Depression in Old Age Associated With Cognitive Decline, Dementia
Depression in older adults has been found to be associated with an increased risk of cognitive decline and dementia.
3 to 63 percent of people with mild cognitive impairment show signs of depression, according to a new study. Other studies have shown that people who suffer from depression are at increased risk of developing dementia. However, why depression leads to dementia hasn't been cleared yet.
According to the National Institute of Mental Health, the risk of depression in the elderly increases with illness or when they lose ability to function independently. An estimated 1 to 5 percent of old people living in community centers suffer from major depression. The rate of depression increases to 13.5 percent in old people who require home healthcare and to 11.5 percent in elderly hospital patients.
The research included 2,160 community-dwelling Medicare recipients. Researchers led by Edo Richard, M.D., Ph.D., of the University of Amsterdam, the Netherlands evaluated the association between depression that sets later in life and incidence of mild cognitive impairment along with dementia.
Researchers found that depression was associated with mild cognitive impairment and dementia. People with mild cognitive impairment along with depression were at higher risk of dementia, especially vascular dementia, but not Alzheimer's disease.

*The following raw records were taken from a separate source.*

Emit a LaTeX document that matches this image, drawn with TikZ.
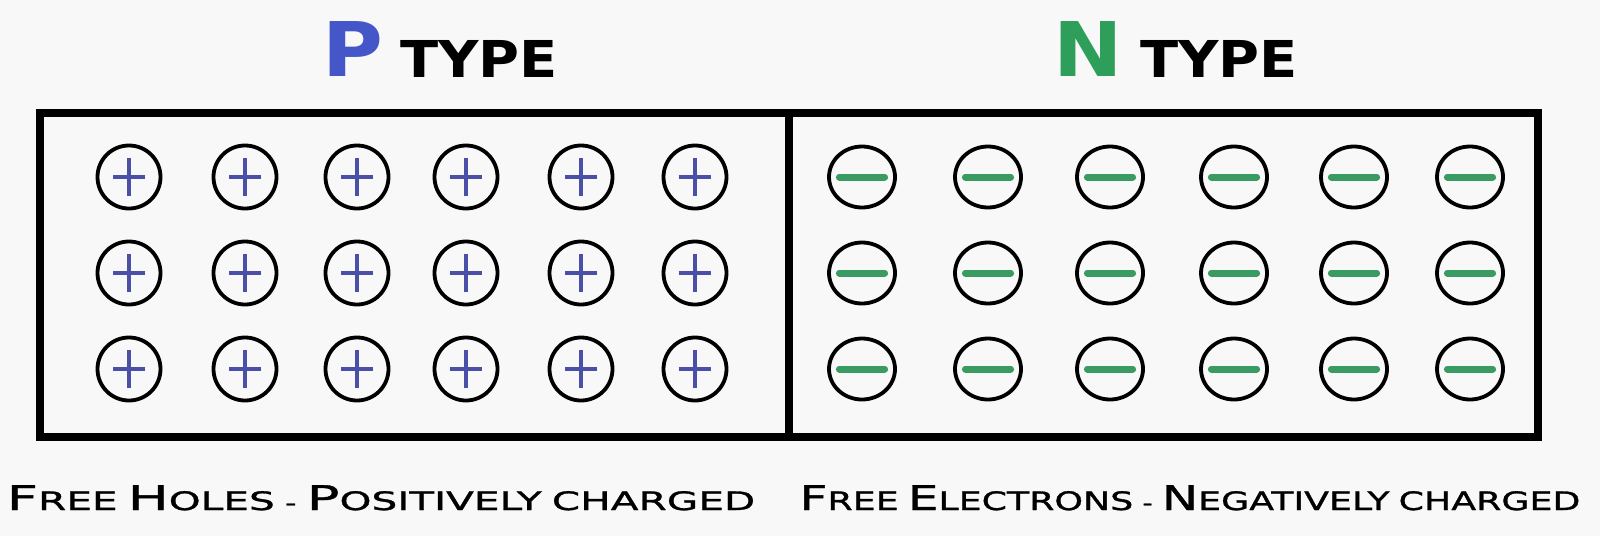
\documentclass[tikz,border=0pt]{standalone}
\usepackage{fontspec}
\setmainfont{DejaVu Sans}
\newfontfamily\titlefont[FakeStretch=1.1]{DejaVu Sans}
\newfontfamily\pcapsfont[FakeStretch=1.6,FakeBold=1.2]{DejaVu Sans}
\newfontfamily\ncapsfont[FakeStretch=1.43,FakeBold=1.2]{DejaVu Sans}
\usetikzlibrary{shapes.geometric}
\usepackage{xcolor}
\definecolor{holeblue}{HTML}{4A50A8}
\definecolor{pblue}{HTML}{4556C8}
\definecolor{ngreen}{HTML}{2E9E5B}
\definecolor{elecgreen}{HTML}{3A9B62}
\definecolor{paper}{HTML}{F8F8F8}
% capital + small capitals, the way the captions are set
\newcommand{\capword}[2]{{\fontsize{17}{20}\selectfont #1}{\fontsize{12.7}{15}\selectfont #2}}

\begin{document}
\begin{tikzpicture}[x=0.5pt, y=-0.5pt,
  hole/.style={circle, draw, line width=1.9pt, minimum size=31.5pt, inner sep=0pt,
    path picture={\draw[holeblue, line width=2.2pt]
      ([xshift=-8pt]path picture bounding box.center) -- ([xshift=8pt]path picture bounding box.center)
      ([yshift=-9.5pt]path picture bounding box.center) -- ([yshift=9.5pt]path picture bounding box.center);}},
  electron/.style={ellipse, draw, line width=1.9pt, minimum width=33pt, minimum height=30.5pt, inner sep=0pt,
    path picture={\draw[elecgreen, line width=3.5pt, line cap=round]
      ([xshift=-11.3pt]path picture bounding box.center) -- ([xshift=11.3pt]path picture bounding box.center);}},
  letter/.style={font=\titlefont\fontsize{37.7}{40}\selectfont\bfseries, inner sep=0pt, anchor=base},
  typeword/.style={font=\titlefont\fontsize{25.4}{28}\selectfont\bfseries, inner sep=0pt, anchor=base},
  caption/.style={inner sep=0pt, anchor=base}]
  \fill[paper] (0,0) rectangle (1600,536);
  \useasboundingbox (0,0) rectangle (1600,536);

  % titles
  \node[letter, text=pblue] (plet) at (353,76) {P};
  \node[typeword] (ptype) at (479,77) {TYPE};
  \node[letter, text=ngreen] (nlet) at (1088,76) {N};
  \node[typeword] (ntype) at (1219,77) {TYPE};

  % the two blocks
  \draw[line width=4.3pt] (40,113) rectangle (1538,437);
  \draw[line width=4.3pt] (789,113) -- (789,437);

  % holes in the p side
  \foreach \x [count=\i] in {129,245,357,466,581,695}
    \foreach \y [count=\j] in {177,273,369}
      \node[hole] (h\i\j) at (\x,\y) {};

  % electrons in the n side
  \foreach \x [count=\i] in {862,988,1110,1234,1354,1470}
    \foreach \y [count=\j] in {177,273,369}
      \node[electron] (e\i\j) at (\x,\y) {};

  % captions
  \node[caption, font=\pcapsfont] (pcap) at (381,510)
    {\capword{F}{REE} \capword{H}{OLES} - \capword{P}{OSITIVELY} \capword{}{CHARGED}};
  \node[caption, font=\ncapsfont] (ncap) at (1190,510)
    {\capword{F}{REE} \capword{E}{LECTRONS} - \capword{N}{EGATIVELY} \capword{}{CHARGED}};
\end{tikzpicture}
\end{document}
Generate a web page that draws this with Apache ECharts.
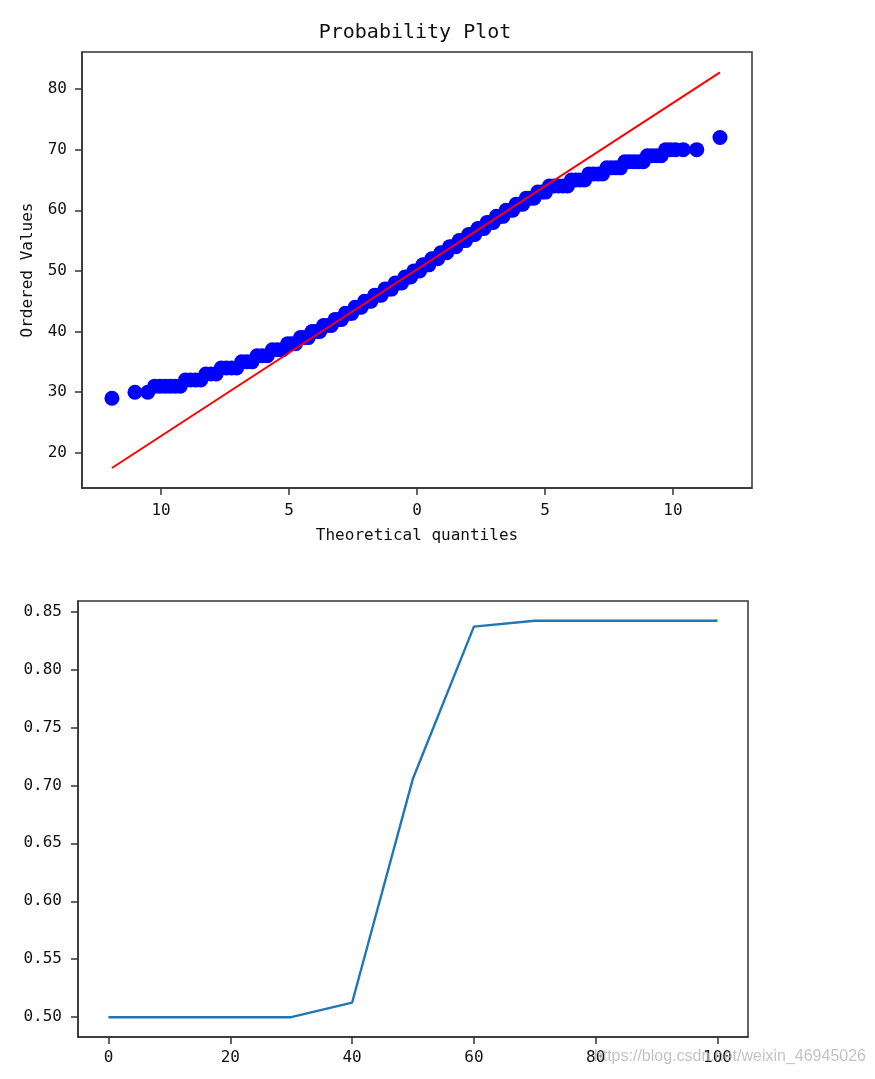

"We found that depression was related to a higher risk of prevalent MCI and dementia, incident dementia, and progression from prevalent MCI to dementia, but not to incident MCI," the authors said.
"Our finding that depression was associated cross sectionally with both MCI and dementia and longitudinally only with dementia suggests that depression develops with the transition from normal cognition to dementia," the authors concluded.
The study is published in JAMA Neurology.